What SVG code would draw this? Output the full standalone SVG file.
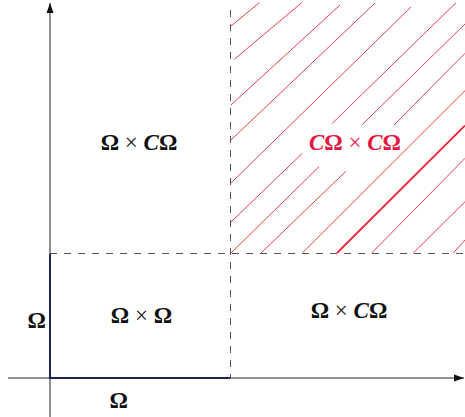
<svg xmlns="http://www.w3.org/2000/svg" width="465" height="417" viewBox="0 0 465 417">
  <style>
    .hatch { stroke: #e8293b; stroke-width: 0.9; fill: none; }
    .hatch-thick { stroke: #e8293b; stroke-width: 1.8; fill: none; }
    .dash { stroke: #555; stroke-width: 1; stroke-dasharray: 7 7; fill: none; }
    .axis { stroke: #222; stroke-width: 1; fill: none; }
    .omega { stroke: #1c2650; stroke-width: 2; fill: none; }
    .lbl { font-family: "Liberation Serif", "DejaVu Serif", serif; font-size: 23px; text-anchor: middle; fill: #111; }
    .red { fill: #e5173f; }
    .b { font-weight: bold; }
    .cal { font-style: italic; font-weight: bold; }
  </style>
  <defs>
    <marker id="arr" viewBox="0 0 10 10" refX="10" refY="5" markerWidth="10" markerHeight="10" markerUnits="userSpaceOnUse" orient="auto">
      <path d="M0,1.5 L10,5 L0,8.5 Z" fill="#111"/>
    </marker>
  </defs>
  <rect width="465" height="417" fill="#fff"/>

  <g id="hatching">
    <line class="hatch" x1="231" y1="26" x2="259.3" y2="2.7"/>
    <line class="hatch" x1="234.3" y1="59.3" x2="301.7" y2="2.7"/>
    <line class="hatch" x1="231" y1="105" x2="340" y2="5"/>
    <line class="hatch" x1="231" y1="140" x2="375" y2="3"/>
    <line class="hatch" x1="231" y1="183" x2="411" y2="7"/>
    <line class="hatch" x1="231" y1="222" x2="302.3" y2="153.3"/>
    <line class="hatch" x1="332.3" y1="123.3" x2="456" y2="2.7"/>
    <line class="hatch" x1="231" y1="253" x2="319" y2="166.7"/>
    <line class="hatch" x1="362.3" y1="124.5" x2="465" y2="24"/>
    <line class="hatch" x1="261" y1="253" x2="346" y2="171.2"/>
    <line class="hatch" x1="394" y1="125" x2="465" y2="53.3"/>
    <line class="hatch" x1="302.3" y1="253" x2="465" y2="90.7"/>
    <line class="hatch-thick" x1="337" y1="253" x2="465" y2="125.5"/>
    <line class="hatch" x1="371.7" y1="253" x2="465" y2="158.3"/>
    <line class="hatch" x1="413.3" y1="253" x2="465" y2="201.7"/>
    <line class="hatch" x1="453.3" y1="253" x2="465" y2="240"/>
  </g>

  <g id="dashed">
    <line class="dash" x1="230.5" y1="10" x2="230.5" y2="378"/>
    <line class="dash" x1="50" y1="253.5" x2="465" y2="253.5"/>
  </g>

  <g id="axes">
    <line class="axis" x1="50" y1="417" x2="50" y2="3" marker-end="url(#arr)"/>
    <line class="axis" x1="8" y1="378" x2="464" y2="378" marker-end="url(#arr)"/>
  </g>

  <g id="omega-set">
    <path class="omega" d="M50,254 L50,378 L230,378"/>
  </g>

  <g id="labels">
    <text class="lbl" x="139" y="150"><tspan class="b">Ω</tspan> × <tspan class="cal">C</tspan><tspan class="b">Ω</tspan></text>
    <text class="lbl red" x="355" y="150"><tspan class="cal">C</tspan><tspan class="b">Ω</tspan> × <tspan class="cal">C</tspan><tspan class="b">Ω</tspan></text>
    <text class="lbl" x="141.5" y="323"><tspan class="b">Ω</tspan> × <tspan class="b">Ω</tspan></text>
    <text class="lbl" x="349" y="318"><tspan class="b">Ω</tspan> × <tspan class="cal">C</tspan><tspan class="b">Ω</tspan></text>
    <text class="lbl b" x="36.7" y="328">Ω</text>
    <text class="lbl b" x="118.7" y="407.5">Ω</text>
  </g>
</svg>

SET EXERCISE: Omit pictures; set down the rest of the material word for word.

FULL ANSWER:
What SVG code would draw this? Output the full standalone SVG file.
<svg xmlns="http://www.w3.org/2000/svg" width="465" height="417" viewBox="0 0 465 417">
  <style>
    .hatch { stroke: #e8293b; stroke-width: 0.9; fill: none; }
    .hatch-thick { stroke: #e8293b; stroke-width: 1.8; fill: none; }
    .dash { stroke: #555; stroke-width: 1; stroke-dasharray: 7 7; fill: none; }
    .axis { stroke: #222; stroke-width: 1; fill: none; }
    .omega { stroke: #1c2650; stroke-width: 2; fill: none; }
    .lbl { font-family: "Liberation Serif", "DejaVu Serif", serif; font-size: 23px; text-anchor: middle; fill: #111; }
    .red { fill: #e5173f; }
    .b { font-weight: bold; }
    .cal { font-style: italic; font-weight: bold; }
  </style>
  <defs>
    <marker id="arr" viewBox="0 0 10 10" refX="10" refY="5" markerWidth="10" markerHeight="10" markerUnits="userSpaceOnUse" orient="auto">
      <path d="M0,1.5 L10,5 L0,8.5 Z" fill="#111"/>
    </marker>
  </defs>
  <rect width="465" height="417" fill="#fff"/>

  <g id="hatching">
    <line class="hatch" x1="231" y1="26" x2="259.3" y2="2.7"/>
    <line class="hatch" x1="234.3" y1="59.3" x2="301.7" y2="2.7"/>
    <line class="hatch" x1="231" y1="105" x2="340" y2="5"/>
    <line class="hatch" x1="231" y1="140" x2="375" y2="3"/>
    <line class="hatch" x1="231" y1="183" x2="411" y2="7"/>
    <line class="hatch" x1="231" y1="222" x2="302.3" y2="153.3"/>
    <line class="hatch" x1="332.3" y1="123.3" x2="456" y2="2.7"/>
    <line class="hatch" x1="231" y1="253" x2="319" y2="166.7"/>
    <line class="hatch" x1="362.3" y1="124.5" x2="465" y2="24"/>
    <line class="hatch" x1="261" y1="253" x2="346" y2="171.2"/>
    <line class="hatch" x1="394" y1="125" x2="465" y2="53.3"/>
    <line class="hatch" x1="302.3" y1="253" x2="465" y2="90.7"/>
    <line class="hatch-thick" x1="337" y1="253" x2="465" y2="125.5"/>
    <line class="hatch" x1="371.7" y1="253" x2="465" y2="158.3"/>
    <line class="hatch" x1="413.3" y1="253" x2="465" y2="201.7"/>
    <line class="hatch" x1="453.3" y1="253" x2="465" y2="240"/>
  </g>

  <g id="dashed">
    <line class="dash" x1="230.5" y1="10" x2="230.5" y2="378"/>
    <line class="dash" x1="50" y1="253.5" x2="465" y2="253.5"/>
  </g>

  <g id="axes">
    <line class="axis" x1="50" y1="417" x2="50" y2="3" marker-end="url(#arr)"/>
    <line class="axis" x1="8" y1="378" x2="464" y2="378" marker-end="url(#arr)"/>
  </g>

  <g id="omega-set">
    <path class="omega" d="M50,254 L50,378 L230,378"/>
  </g>

  <g id="labels">
    <text class="lbl" x="139" y="150"><tspan class="b">Ω</tspan> × <tspan class="cal">C</tspan><tspan class="b">Ω</tspan></text>
    <text class="lbl red" x="355" y="150"><tspan class="cal">C</tspan><tspan class="b">Ω</tspan> × <tspan class="cal">C</tspan><tspan class="b">Ω</tspan></text>
    <text class="lbl" x="141.5" y="323"><tspan class="b">Ω</tspan> × <tspan class="b">Ω</tspan></text>
    <text class="lbl" x="349" y="318"><tspan class="b">Ω</tspan> × <tspan class="cal">C</tspan><tspan class="b">Ω</tspan></text>
    <text class="lbl b" x="36.7" y="328">Ω</text>
    <text class="lbl b" x="118.7" y="407.5">Ω</text>
  </g>
</svg>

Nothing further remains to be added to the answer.